As for Endowments and Colleges? I think they should all be TAXED for openers..and be forced to use ALL the $ given them to pay only for Subsidizing Students, not funding Useless Research projects and outrageous Teachers Salaries.. and Benefits..Just Liek Not-for-Profit Hosplitals .. If they made enough to pay their Bills and Pay Higher Salaries, built more buildings and hired more people? They made a Profit and should be taxed on it.. If you Inherited $, it's not taxable, but when it makes $ , that profit is taxable.. Anyone Could make +17% more if they didn't have to pay taxes on their earnings on Investments.. even My Port per M* says it has averaged over 14.6% apy past 10 yrs now and that's After paying btwn 15-28% CG taxes in my taxable Port..= ave of 21% taxes + 14.6% = 17.73% apy
 
I am Slowly Moveing more into the Bond Port and Less in the Equity/Bal Port and When The Equity/Bal. Port gets Even? I plan to close it up..

Of course, Wall Street, brokers, Writers Don't want us to know bonds can do about the same job or even a few % Less, but are safer.. If they did acknowledge this? People would Buy alot less Equities , Less Books, Newletters on owning Equities an they would all Loose $ and probably loose their jobs/Professions and have to really go to work for a Living..
Never too much equity exposure. I find comfort in the following:

The Intelligent Asset Allocator
By William J. Bernstein
Max EquityExposure Max loss
20%5%
30%10%
40%15%
50%20%
60%25%
70%30%
80%35%
90%40%
100%50%
 
Good interview.

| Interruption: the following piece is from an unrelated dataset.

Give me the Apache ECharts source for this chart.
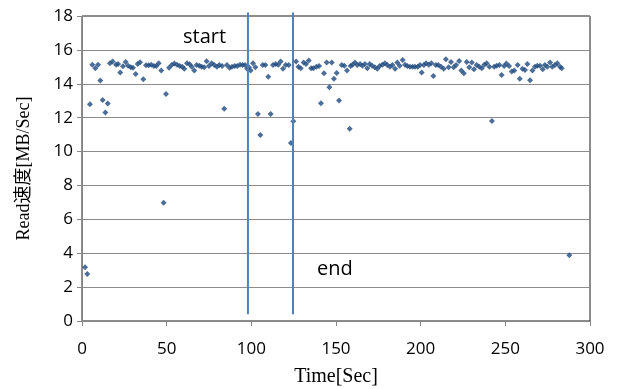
<!DOCTYPE html>
<html>
<head>
<meta charset="utf-8">
<script src="https://cdn.jsdelivr.net/npm/echarts@6/dist/echarts.min.js"></script>
<style>html,body{margin:0;padding:0;background:#fff}#c{width:619px;height:389px}</style>
</head>
<body>
<div id="c"></div>
<script>
var timeSec = [1.8,3.1,4.7,6.1,7.9,9.5,10.8,12.2,13.8,15.2,16.5,18.1,20.1,21.3,22.6,24.2,25.8,27.2,28.8,30.1,31.7,32.9,34.3,36.2,37.8,39.4,40.9,42.5,43.9,45.3,46.8,48.2,49.6,51.4,53.0,54.5,56.1,57.7,59.2,60.4,62.0,63.6,64.8,66.3,67.7,69.3,70.7,72.2,73.6,75.0,76.6,78.1,79.7,81.1,82.7,84.0,85.6,87.2,88.6,90.2,91.7,93.3,94.9,96.3,97.5,98.6,99.6,101.0,102.4,103.9,105.3,106.7,108.3,110.0,111.4,112.8,114.4,115.9,117.3,118.7,120.3,122.1,123.4,124.8,126.4,127.8,129.2,130.9,132.3,133.9,135.3,136.6,138.4,140.0,141.1,142.9,144.5,146.1,147.5,148.8,150.4,151.8,153.4,154.9,156.5,158.1,158.6,159.7,161.2,162.6,164.2,165.6,167.1,168.5,169.9,171.3,172.9,174.4,175.8,177.4,178.9,180.3,181.9,183.3,184.9,186.2,187.6,189.4,190.8,192.1,193.7,195.3,196.7,198.3,199.6,200.6,201.9,203.2,204.8,206.3,207.5,208.9,210.4,212.0,213.6,214.9,216.5,217.9,219.5,220.9,222.7,224.0,225.5,227.2,228.7,230.2,231.5,233.1,234.6,236.1,237.6,239.0,240.6,242.1,243.4,244.9,246.5,247.8,249.3,250.6,252.2,253.8,255.3,257.3,258.5,260.1,261.6,263.0,264.6,266.0,267.5,268.9,270.5,272.1,273.4,274.8,276.4,277.7,279.3,280.7,282.3,283.3,287.8];
var readSpeed = [3.17,2.77,12.79,15.13,14.92,15.13,14.19,13.05,12.3,12.83,15.21,15.31,15.13,15.17,14.66,15.04,15.29,15.07,14.98,14.95,14.58,15.17,15.27,14.27,15.09,15.09,15.13,15.05,15.05,15.21,14.78,6.98,13.4,14.95,15.11,15.19,15.13,15.05,15.01,14.88,15.21,15.15,15.01,14.78,15.11,15.07,15.01,14.98,15.33,15.05,15.21,15.11,15.01,15.11,15.05,12.53,15.11,14.95,15.01,15.05,15.05,15.13,15.11,15.11,14.88,14.98,14.78,15.21,14.98,12.22,10.98,15.11,15.11,14.42,12.22,15.11,15.17,15.13,15.31,14.88,15.11,15.11,10.5,11.79,15.31,15.01,14.92,15.25,15.17,15.37,14.92,14.92,15.01,15.05,12.85,14.62,15.25,13.79,15.25,14.29,14.64,13.02,15.11,15.07,14.78,11.35,15.05,15.13,15.25,15.11,15.17,15.07,15.17,14.92,15.17,15.07,14.98,14.88,15.05,15.13,15.21,15.11,15.01,15.11,14.88,15.25,15.07,15.41,15.13,15.05,15.01,15.01,15.01,15.01,15.11,14.66,15.11,15.21,15.13,15.21,14.46,15.11,15.11,15.01,14.88,15.45,14.98,15.29,14.98,15.11,15.35,14.78,14.62,15.29,14.98,15.25,14.86,15.11,15.01,14.92,15.13,15.21,15.01,11.8,15.01,15.07,15.11,14.52,15.05,15.19,15.05,14.72,14.78,15.11,14.3,14.88,14.82,15.17,14.21,14.78,15.01,15.07,15.07,14.86,15.11,15.01,15.25,15.01,15.11,15.21,15.01,14.92,3.88];
var startTime = 98;
var endTime = 124.6;
var markerLineRange = [0.4, 18.2];
var xTicks = [0, 50, 100, 150, 200, 250, 300];
var yTicks = [0, 2, 4, 6, 8, 10, 12, 14, 16, 18];

var points = timeSec.map(function(t, i){ return [t, readSpeed[i]]; });
var chart = echarts.init(document.getElementById('c'), null, {renderer:'canvas'});
var sans = '"Open Sans", "Liberation Sans", sans-serif';
var serif = '"Liberation Serif", "Noto Sans CJK JP", serif';
chart.setOption({
  animation: false,
  backgroundColor: '#fff',
  grid: {left: 82, right: 29, top: 16, bottom: 68, containLabel: false, outerBoundsMode: 'none',
         show: true, borderColor: '#1a1a1a', borderWidth: 1},
  xAxis: {
    type: 'value', min: xTicks[0], max: xTicks[xTicks.length-1], interval: 50,
    name: 'Time[Sec]', nameLocation: 'middle', nameGap: 46,
    nameTextStyle: {fontFamily: serif, fontSize: 20, color: '#000'},
    axisLine: {show: true, lineStyle: {color: '#868686', width: 1}},
    axisTick: {show: true, inside: false, length: 5, lineStyle: {color: '#868686'}},
    axisLabel: {margin: 20, fontFamily: sans, fontSize: 17, color: '#000'},
    splitLine: {show: false}
  },
  yAxis: {
    type: 'value', min: yTicks[0], max: yTicks[yTicks.length-1], interval: 2,
    name: 'Read速度[MB/Sec]', nameLocation: 'middle', nameGap: 49,
    nameTextStyle: {fontFamily: serif, fontSize: 18, color: '#000'},
    axisLine: {show: true, lineStyle: {color: '#868686', width: 1}},
    axisTick: {show: true, inside: false, length: 5, lineStyle: {color: '#868686'}},
    axisLabel: {margin: 9, fontFamily: sans, fontSize: 17, color: '#000'},
    splitLine: {show: true, lineStyle: {color: '#8c8c8c', width: 1}}
  },
  series: [
    {
      type: 'scatter', data: points, symbol: 'diamond', symbolSize: 6,
      itemStyle: {color: '#1f4a7e'}, z: 3
    },
    {
      type: 'line', data: [[startTime, markerLineRange[0]], [startTime, markerLineRange[1]]],
      showSymbol: false, symbol: 'none', clip: false,
      lineStyle: {color: '#4f81bd', width: 2}, z: 4
    },
    {
      type: 'line', data: [[endTime, markerLineRange[0]], [endTime, markerLineRange[1]]],
      showSymbol: false, symbol: 'none', clip: false,
      lineStyle: {color: '#4f81bd', width: 2}, z: 4
    }
  ],
  graphic: [
    {type: 'text', left: 183, top: 27, style: {text: 'start', font: '20px "Open Sans", sans-serif', fill: '#000'}},
    {type: 'text', left: 317, top: 259, style: {text: 'end', font: '20px "Open Sans", sans-serif', fill: '#000'}}
  ]
});
</script>
</body>
</html>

Interesting comment about "where he has his kids money" -- index funds and a little bit in closed end funds trading at a discount.

What are "new issue TIPS" ? He says the stimulus program is going to either:
1. Work and generate high inflation, or
2. Not work and we'll have deflation

Said "new issue TIPS" are a good hedge either way.

I don't understand TIPS - and don't understand difference between "new issue"and TIPS funds.